Quasi-Fuchsian flows and the coupled vortex equations
Vortrag von Dr. Mihajlo Cekić
Datum: 12.03.25 Zeit: 13.30 - 14.30 Raum: ETH HG G 19.1
In 1992, Ghys introduced a remarkable class of flows called quasi-Fuchsian flows. Namely, for a pair of metrics g_1 and g_2 of constant curvature -1 on a closed surface M, corresponding to points in Teichmueller space [g_1] and [g_2], respectively, he constructed an Anosov flow \phi_{[g_1], [g_2]} on the bundle of positive half-lines over M, whose weak stable and unstable foliations are smoothly conjugated to that of the geodesic flows of g_1 and g_2, respectively. In fact, in 1993 Ghys also showed that any Anosov flow on a 3-manifold with smooth weak stable/unstable bundles is smoothly conjugate to a quasi-Fuchsian flow or a suspension of a diffeomorphism of the 2-torus.

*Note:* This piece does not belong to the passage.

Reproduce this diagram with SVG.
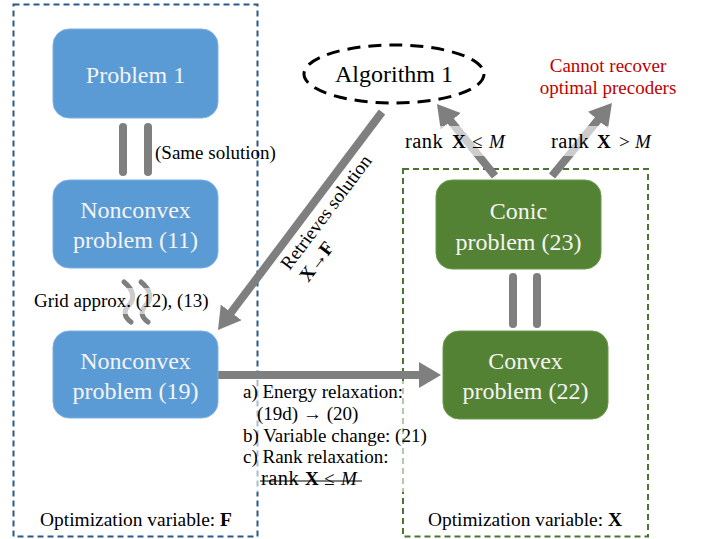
<svg xmlns="http://www.w3.org/2000/svg" width="706" height="539" viewBox="0 0 706 539" font-family="'Liberation Serif', 'Times New Roman', Times, serif">
<style>
text,tspan{font-family:'Liberation Serif','Times New Roman',Times,serif;}
.node text{fill:#F4F4F4;font-size:24px;text-anchor:middle;}
.blue rect{fill:#5B9BD5;stroke:#7FB0DF;stroke-width:1;}
.green rect{fill:#548235;stroke:#6A9A4A;stroke-width:1;}
.lbl{font-size:19px;fill:#000;}
.shaft{stroke:#7F7F7F;stroke-width:8;fill:none;}
.bar{stroke:#7F7F7F;stroke-width:8;stroke-linecap:round;}
.bg{fill:#fff;opacity:0.6;}
.b{font-weight:bold;}
.i{font-style:italic;}
.rk{font-size:20.5px;letter-spacing:0.4px;}
</style>
<defs>
<marker id="ah" markerUnits="userSpaceOnUse" markerWidth="24" markerHeight="26" refX="6" refY="13" orient="auto">
<path d="M0,0 L22,13 L0,26 z" fill="#7F7F7F"/>
</marker>
</defs>

<!-- region boxes -->
<rect x="13.5" y="4.5" width="244" height="532" fill="none" stroke="#2B5A88" stroke-width="2" stroke-dasharray="6,4"/>
<rect x="403" y="169" width="245" height="367.5" fill="none" stroke="#4A7530" stroke-width="2" stroke-dasharray="6,4"/>

<!-- equality bars and squiggles -->
<g id="bars">
<line class="bar" x1="123" y1="127" x2="123" y2="172"/>
<line class="bar" x1="148" y1="127" x2="148" y2="172"/>
<line class="bar" x1="513" y1="277" x2="513" y2="324"/>
<line class="bar" x1="537" y1="277" x2="537" y2="324"/>
<path d="M124,282 C134,290 135,299 129,305 C123,311 124,317 131,322" fill="none" stroke="#7F7F7F" stroke-width="5" stroke-linecap="round"/>
<path d="M141,282 C151,290 152,299 146,305 C140,311 141,317 148,322" fill="none" stroke="#7F7F7F" stroke-width="5" stroke-linecap="round"/>
</g>

<!-- connectors -->
<g id="connectors">
<line class="shaft" x1="382" y1="112" x2="227.6" y2="317.2" marker-end="url(#ah)"/>
<line class="shaft" x1="218" y1="375" x2="425" y2="375" marker-end="url(#ah)"/>
<line class="shaft" x1="495" y1="176" x2="447" y2="116.5" marker-end="url(#ah)"/>
<line class="shaft" x1="552" y1="176" x2="601.8" y2="115.4" marker-end="url(#ah)"/>
</g>

<!-- nodes -->
<g id="problem1" class="node blue">
<rect x="53" y="29" width="165" height="89" rx="16"/>
<text x="135.5" y="83">Problem 1</text>
</g>
<g id="nonconvex11" class="node blue">
<rect x="53" y="180" width="165" height="88" rx="16"/>
<text x="135.5" y="218">Nonconvex</text>
<text x="135.5" y="248">problem (11)</text>
</g>
<g id="nonconvex19" class="node blue">
<rect x="53" y="331" width="165" height="87" rx="16"/>
<text x="135.5" y="369">Nonconvex</text>
<text x="135.5" y="399">problem (19)</text>
</g>
<g id="conic23" class="node green">
<rect x="436" y="180" width="165" height="89" rx="16"/>
<text x="518.5" y="219">Conic</text>
<text x="518.5" y="250">problem (23)</text>
</g>
<g id="convex22" class="node green">
<rect x="443" y="331" width="165" height="88" rx="16"/>
<text x="525.5" y="369">Convex</text>
<text x="525.5" y="399">problem (22)</text>
</g>
<g id="algorithm1">
<ellipse cx="394" cy="74" rx="90" ry="29" fill="#fff" stroke="#000" stroke-width="3" stroke-dasharray="13,8"/>
<text x="394" y="82" font-size="24" text-anchor="middle" fill="#000">Algorithm 1</text>
</g>

<!-- labels -->
<g id="labels">
<text class="lbl" x="155" y="159">(Same solution)</text>

<rect class="bg" x="30" y="288" width="164" height="26"/>
<text class="lbl" x="34" y="307">Grid approx. (12), (13)</text>

<rect class="bg" x="401" y="126" width="108" height="30"/>
<text class="lbl" y="148"><tspan class="rk" x="405">rank</tspan><tspan class="b" x="452">X</tspan><tspan x="472">≤</tspan><tspan class="i" x="489">M</tspan></text>
<rect class="bg" x="547" y="126" width="110" height="30"/>
<text class="lbl" y="148"><tspan class="rk" x="551">rank</tspan><tspan class="b" x="597">X</tspan><tspan x="619">&gt;</tspan><tspan class="i" x="635">M</tspan></text>

<text class="lbl" x="608" y="72" text-anchor="middle" style="fill:#C00000">Cannot recover</text>
<text class="lbl" x="608" y="94" text-anchor="middle" style="fill:#C00000">optimal precoders</text>

<g transform="translate(331,216) rotate(-53)">
<text class="lbl" x="0" y="0" text-anchor="middle">Retrieves solution</text>
<text class="lbl" x="-45" y="22" text-anchor="middle"><tspan class="b">X</tspan>→<tspan class="b">F</tspan></text>
</g>

<rect class="bg" x="238" y="381" width="172" height="111"/>
<text class="lbl" x="243" y="398">a) Energy relaxation:</text>
<text class="lbl" x="257" y="420">(19d) → (20)</text>
<text class="lbl" x="243" y="442">b) Variable change: (21)</text>
<text class="lbl" x="243" y="463">c) Rank relaxation:</text>
<text class="lbl" y="485"><tspan class="rk" x="261">rank</tspan><tspan class="b" x="305">X</tspan><tspan x="324">≤</tspan><tspan class="i" x="341">M</tspan></text>
<line x1="260" y1="481" x2="362" y2="481" stroke="#000" stroke-width="1.2"/>

<text class="lbl" x="40" y="526" textLength="192" lengthAdjust="spacingAndGlyphs">Optimization variable: <tspan class="b">F</tspan></text>
<text class="lbl" x="428" y="526" textLength="194" lengthAdjust="spacingAndGlyphs">Optimization variable: <tspan class="b">X</tspan></text>
</g>
</svg>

In this talk, I will give an alternative 'PDE theoretic' description of quasi-Fuchsian flows as certain thermostat flows on the unit tangent bundle of the Blaschke metric uniquely determined by a conformal class on M and a holomorphic quadratic differential, satisfying `coupled vortex equations'. Joint work with Gabriel Paternain.